News that Greyhound Canada is pulling the plug on service in British Columbia at the end of October has shocked and surprised reps from several Shuswap agencies.
Family Resource Centre executive director Patti Thurston says 40 per cent of the organization’s client base relies on Greyhound service regularly – a base that totalled about 12,000 people across all socio-economic lines and all ages in 2015.
“This is horrific, actually,” she said, pointing out some families without cars have had to travel to BC Children’s Hospital in Vancouver by Greyhound. “There are lots of people who travel for medical treatment.”
“This is isolating people even more,” adds Jane Shirley, executive director of the SAFE Society. “They’ll maybe use unsafe ways to travel, like hitchhiking.”
She says the women’s shelter is often over capacity and clients travel by Greyhound for services in other centres. As well, due to safety reasons, on occasion other women travel by bus from their communities to the Salmon Arm shelter.
“Basically they’re stranded,” she says, noting students and many men who seek shelter in Salmon Arm will be unable to travel safely. “We have minimal service here anyway; this is going to be a challenge for sure.”
Jarvis Wice, vice-president of the Seniors Fifth Avenue Activity Centre, says the loss of a bus service will affect many of the organization’s 700 members.
“Wow! Ouch!” said Wice, noting many of the older members of the centre don’t want to drive to faraway places or have family who can drive them. “The government needs to come up with a reasonable and affordable transportation system for everyone in the province.
“I am totally shocked,” says Salmon Arm Mayor Nancy Cooper, who was taken completely off-guard and notes she will be looking into the situation in more detail. “I’m sure this will come up at UBCM (Union of BC Municipalities).”
“It is very disappointing to hear of Greyhound Canada’s decision to terminate passenger and freight services throughout B.C.,” says local chamber of commerce president Fiona Harris. “The Salmon Arm Chamber, as a champion and supporter of small business and entrepreneurship, is confident that new business ventures will be created to provide viable solutions.”
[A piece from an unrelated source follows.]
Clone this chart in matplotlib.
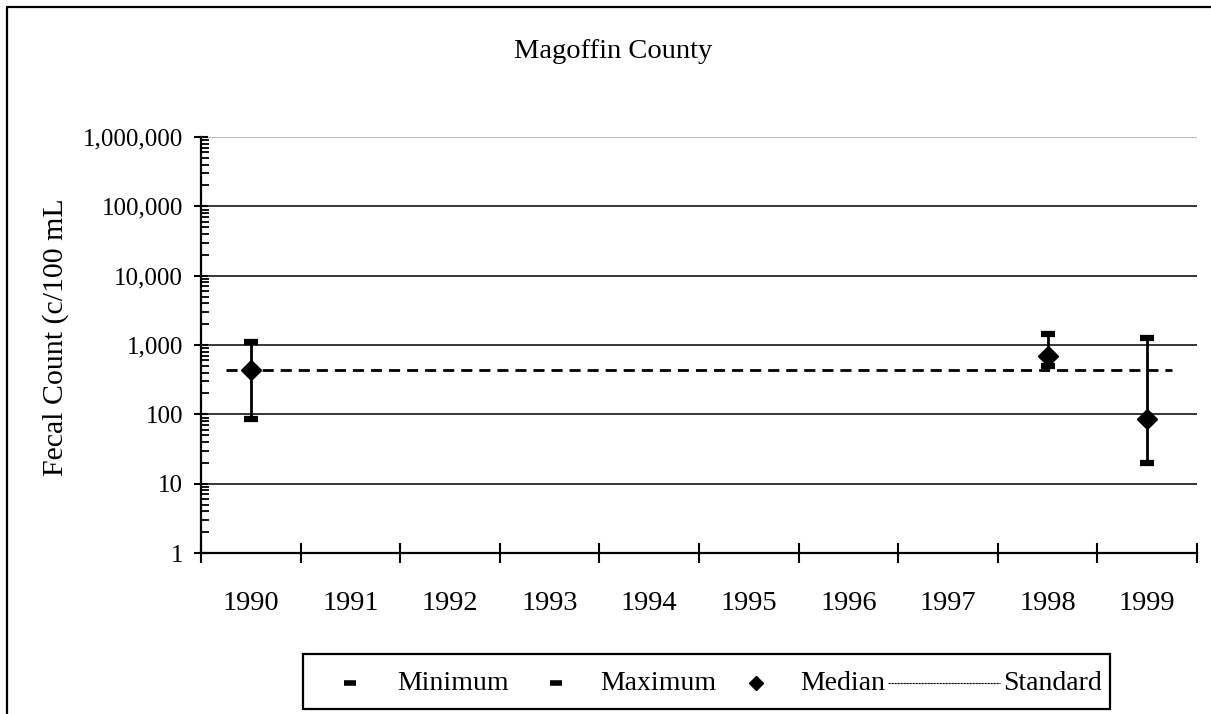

In Sicamous, the local chamber of commerce took over management of the Greyhound depot service on June 26, moving it to the visitor’s centre.
Sicamous Chamber executive director Sheila Devost said there is no real alternative for people who do not drive.
“We’re pretty upset about it seeing how we have just taken that responsibility on,” Devost said, adding that many of the buses stopping in Sicamous are full or near capacity.
“It’s going to be impactful on a great number of people,” she said. “I don’t know how we will mange without a transportation service.”
Claire Trevena, Minister of Transportation and Infrastructure, called Greyhound’s decision “hugely problematic” and will likely impact the most vulnerable.
“It’s unfortunate that Greyhound did not communicate their plans sooner. At no point did Greyhound reach out to me, or my staff, to have a conversation on solutions to keep people connected – something I would have expected, given their long history in this province,” she said in an official ministry statement. “In the weeks and months ahead, I will be sitting down with other service providers, the private sector and local government to discuss how we can ensure people have access to safe, reliable and affordable transportation to get from one community to the next. In the meantime, I hope that other local, private operators will see an opportunity to bring a badly needed service to the parts of the province most affected by Greyhound’s decision.”